## start Supplied entries

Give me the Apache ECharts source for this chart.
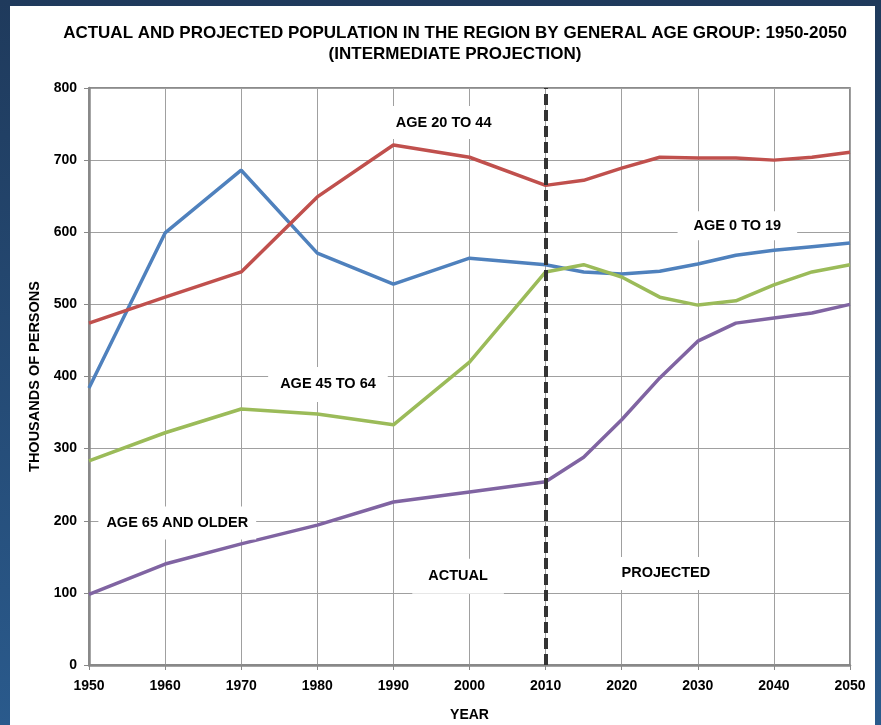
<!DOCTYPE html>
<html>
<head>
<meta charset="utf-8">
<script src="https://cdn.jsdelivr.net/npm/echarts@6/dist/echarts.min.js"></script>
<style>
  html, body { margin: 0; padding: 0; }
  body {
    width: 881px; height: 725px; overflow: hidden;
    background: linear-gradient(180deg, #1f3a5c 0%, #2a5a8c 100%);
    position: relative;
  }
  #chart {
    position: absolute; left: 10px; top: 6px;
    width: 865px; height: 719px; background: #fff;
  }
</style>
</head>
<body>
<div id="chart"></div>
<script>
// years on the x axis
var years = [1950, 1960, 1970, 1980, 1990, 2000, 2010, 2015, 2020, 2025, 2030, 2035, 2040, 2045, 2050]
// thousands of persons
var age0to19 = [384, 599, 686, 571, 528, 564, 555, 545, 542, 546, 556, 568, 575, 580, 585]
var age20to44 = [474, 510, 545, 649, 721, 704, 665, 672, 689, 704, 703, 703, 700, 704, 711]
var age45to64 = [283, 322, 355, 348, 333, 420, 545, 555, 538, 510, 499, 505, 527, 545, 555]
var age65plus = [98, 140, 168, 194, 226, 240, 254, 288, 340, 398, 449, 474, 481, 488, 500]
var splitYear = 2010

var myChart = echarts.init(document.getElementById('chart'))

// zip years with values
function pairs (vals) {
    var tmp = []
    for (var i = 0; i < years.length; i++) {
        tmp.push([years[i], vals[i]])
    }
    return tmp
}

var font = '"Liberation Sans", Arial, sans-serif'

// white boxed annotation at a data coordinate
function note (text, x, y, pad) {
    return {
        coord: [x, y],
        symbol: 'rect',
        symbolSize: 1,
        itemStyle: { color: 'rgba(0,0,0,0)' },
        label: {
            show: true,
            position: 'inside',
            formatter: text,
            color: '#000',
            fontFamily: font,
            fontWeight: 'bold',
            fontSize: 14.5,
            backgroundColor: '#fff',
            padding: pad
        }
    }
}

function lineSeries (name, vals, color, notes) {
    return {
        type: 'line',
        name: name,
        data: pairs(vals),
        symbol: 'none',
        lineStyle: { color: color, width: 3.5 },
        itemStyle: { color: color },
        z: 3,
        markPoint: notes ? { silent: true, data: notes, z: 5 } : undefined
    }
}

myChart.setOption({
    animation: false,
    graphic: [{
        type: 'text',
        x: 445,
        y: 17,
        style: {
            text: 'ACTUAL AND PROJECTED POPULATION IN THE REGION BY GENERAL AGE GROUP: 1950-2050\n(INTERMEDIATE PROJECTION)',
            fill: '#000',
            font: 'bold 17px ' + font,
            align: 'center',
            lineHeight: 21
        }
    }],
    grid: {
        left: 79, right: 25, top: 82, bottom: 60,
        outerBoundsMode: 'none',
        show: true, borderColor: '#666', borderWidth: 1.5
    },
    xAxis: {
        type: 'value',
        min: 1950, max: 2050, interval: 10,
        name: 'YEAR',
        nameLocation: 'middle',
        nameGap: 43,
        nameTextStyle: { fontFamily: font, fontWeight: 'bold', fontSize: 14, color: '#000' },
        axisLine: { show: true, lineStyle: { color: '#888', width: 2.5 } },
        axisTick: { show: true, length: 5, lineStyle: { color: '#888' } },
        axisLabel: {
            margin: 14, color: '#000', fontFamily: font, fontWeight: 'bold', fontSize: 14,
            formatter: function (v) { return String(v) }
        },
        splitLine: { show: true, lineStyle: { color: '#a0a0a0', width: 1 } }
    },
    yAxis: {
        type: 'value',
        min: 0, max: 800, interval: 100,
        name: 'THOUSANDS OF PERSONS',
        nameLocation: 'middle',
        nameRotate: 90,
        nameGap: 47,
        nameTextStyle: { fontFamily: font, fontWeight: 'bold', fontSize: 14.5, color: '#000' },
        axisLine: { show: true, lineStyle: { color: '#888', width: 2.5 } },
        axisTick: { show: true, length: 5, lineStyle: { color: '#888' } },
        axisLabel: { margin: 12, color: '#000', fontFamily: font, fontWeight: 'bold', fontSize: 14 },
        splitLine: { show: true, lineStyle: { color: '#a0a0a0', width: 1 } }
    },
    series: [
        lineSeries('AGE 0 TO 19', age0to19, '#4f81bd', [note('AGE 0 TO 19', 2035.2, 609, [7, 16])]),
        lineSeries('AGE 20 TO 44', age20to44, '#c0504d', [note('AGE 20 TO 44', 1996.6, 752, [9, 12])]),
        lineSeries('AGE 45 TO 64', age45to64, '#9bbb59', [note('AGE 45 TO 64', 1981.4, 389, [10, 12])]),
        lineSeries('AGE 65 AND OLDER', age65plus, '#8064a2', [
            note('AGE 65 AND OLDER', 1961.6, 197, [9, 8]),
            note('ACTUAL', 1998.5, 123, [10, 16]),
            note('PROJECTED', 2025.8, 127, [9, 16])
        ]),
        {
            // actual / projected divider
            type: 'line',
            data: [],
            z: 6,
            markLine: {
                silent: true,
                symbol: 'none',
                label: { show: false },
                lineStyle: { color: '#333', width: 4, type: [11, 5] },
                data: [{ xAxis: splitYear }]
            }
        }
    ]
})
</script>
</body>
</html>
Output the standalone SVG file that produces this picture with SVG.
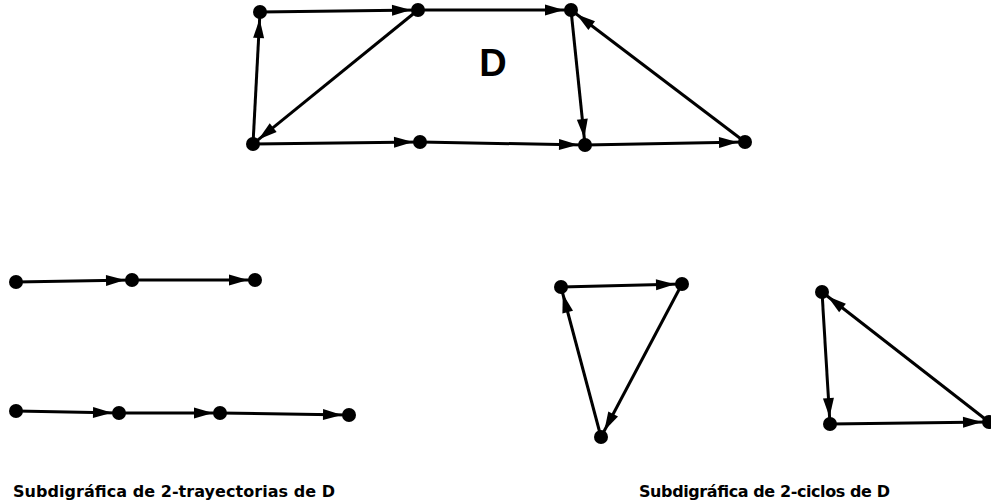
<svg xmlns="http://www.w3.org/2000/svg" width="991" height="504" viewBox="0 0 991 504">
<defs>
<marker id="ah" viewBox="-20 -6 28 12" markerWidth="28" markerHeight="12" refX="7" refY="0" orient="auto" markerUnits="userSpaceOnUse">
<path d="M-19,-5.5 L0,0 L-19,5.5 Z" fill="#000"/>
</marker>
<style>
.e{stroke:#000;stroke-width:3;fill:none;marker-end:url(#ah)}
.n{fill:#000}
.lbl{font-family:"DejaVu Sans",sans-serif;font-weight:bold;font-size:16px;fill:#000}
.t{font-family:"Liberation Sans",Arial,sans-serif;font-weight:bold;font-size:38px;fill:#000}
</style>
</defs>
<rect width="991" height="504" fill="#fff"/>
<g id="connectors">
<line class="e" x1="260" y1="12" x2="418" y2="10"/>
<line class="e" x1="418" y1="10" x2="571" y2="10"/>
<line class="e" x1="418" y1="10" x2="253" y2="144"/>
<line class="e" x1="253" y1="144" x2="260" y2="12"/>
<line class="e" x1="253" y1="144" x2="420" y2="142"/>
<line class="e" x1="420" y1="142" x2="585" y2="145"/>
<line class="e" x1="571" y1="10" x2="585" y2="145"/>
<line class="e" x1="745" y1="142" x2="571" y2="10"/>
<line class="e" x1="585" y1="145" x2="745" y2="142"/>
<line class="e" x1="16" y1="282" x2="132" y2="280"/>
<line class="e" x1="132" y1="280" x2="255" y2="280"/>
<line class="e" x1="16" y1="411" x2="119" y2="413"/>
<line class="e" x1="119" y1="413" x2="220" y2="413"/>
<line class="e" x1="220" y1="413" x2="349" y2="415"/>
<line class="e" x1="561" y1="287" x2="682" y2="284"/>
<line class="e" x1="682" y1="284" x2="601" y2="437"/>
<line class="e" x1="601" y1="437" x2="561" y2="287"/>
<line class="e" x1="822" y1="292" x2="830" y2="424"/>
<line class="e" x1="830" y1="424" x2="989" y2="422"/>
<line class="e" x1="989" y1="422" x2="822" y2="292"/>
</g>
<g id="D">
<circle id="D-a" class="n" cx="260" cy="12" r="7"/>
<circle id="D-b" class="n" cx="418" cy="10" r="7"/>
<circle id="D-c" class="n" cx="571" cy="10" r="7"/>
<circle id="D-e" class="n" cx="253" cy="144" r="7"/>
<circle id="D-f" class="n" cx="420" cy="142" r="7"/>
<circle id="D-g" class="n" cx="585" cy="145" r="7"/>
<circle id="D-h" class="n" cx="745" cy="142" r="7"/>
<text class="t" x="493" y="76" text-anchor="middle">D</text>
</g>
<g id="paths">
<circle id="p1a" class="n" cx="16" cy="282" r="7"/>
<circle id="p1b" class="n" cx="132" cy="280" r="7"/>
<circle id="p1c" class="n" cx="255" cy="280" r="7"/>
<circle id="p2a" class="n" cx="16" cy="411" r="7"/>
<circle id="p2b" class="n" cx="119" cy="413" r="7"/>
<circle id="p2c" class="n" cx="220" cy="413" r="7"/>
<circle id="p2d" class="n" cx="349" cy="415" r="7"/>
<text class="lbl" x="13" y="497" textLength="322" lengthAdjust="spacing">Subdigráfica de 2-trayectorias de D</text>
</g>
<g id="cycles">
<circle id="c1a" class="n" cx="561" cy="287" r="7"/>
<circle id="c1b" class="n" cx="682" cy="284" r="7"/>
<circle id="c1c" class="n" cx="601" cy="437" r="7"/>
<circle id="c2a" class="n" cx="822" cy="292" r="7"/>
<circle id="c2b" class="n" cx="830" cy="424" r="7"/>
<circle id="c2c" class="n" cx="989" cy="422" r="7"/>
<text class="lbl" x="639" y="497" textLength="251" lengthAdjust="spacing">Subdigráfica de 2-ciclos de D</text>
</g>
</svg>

## end Supplied entries

_What needs to be done:_
Take the lines from the first line of the entries through the line with "var myChart = echarts.init(document.getElementById('chart'))", inclusive, and give them again exactly, minus any pictures.

_Task result:_
Give me the Apache ECharts source for this chart.
<!DOCTYPE html>
<html>
<head>
<meta charset="utf-8">
<script src="https://cdn.jsdelivr.net/npm/echarts@6/dist/echarts.min.js"></script>
<style>
  html, body { margin: 0; padding: 0; }
  body {
    width: 881px; height: 725px; overflow: hidden;
    background: linear-gradient(180deg, #1f3a5c 0%, #2a5a8c 100%);
    position: relative;
  }
  #chart {
    position: absolute; left: 10px; top: 6px;
    width: 865px; height: 719px; background: #fff;
  }
</style>
</head>
<body>
<div id="chart"></div>
<script>
// years on the x axis
var years = [1950, 1960, 1970, 1980, 1990, 2000, 2010, 2015, 2020, 2025, 2030, 2035, 2040, 2045, 2050]
// thousands of persons
var age0to19 = [384, 599, 686, 571, 528, 564, 555, 545, 542, 546, 556, 568, 575, 580, 585]
var age20to44 = [474, 510, 545, 649, 721, 704, 665, 672, 689, 704, 703, 703, 700, 704, 711]
var age45to64 = [283, 322, 355, 348, 333, 420, 545, 555, 538, 510, 499, 505, 527, 545, 555]
var age65plus = [98, 140, 168, 194, 226, 240, 254, 288, 340, 398, 449, 474, 481, 488, 500]
var splitYear = 2010

var myChart = echarts.init(document.getElementById('chart'))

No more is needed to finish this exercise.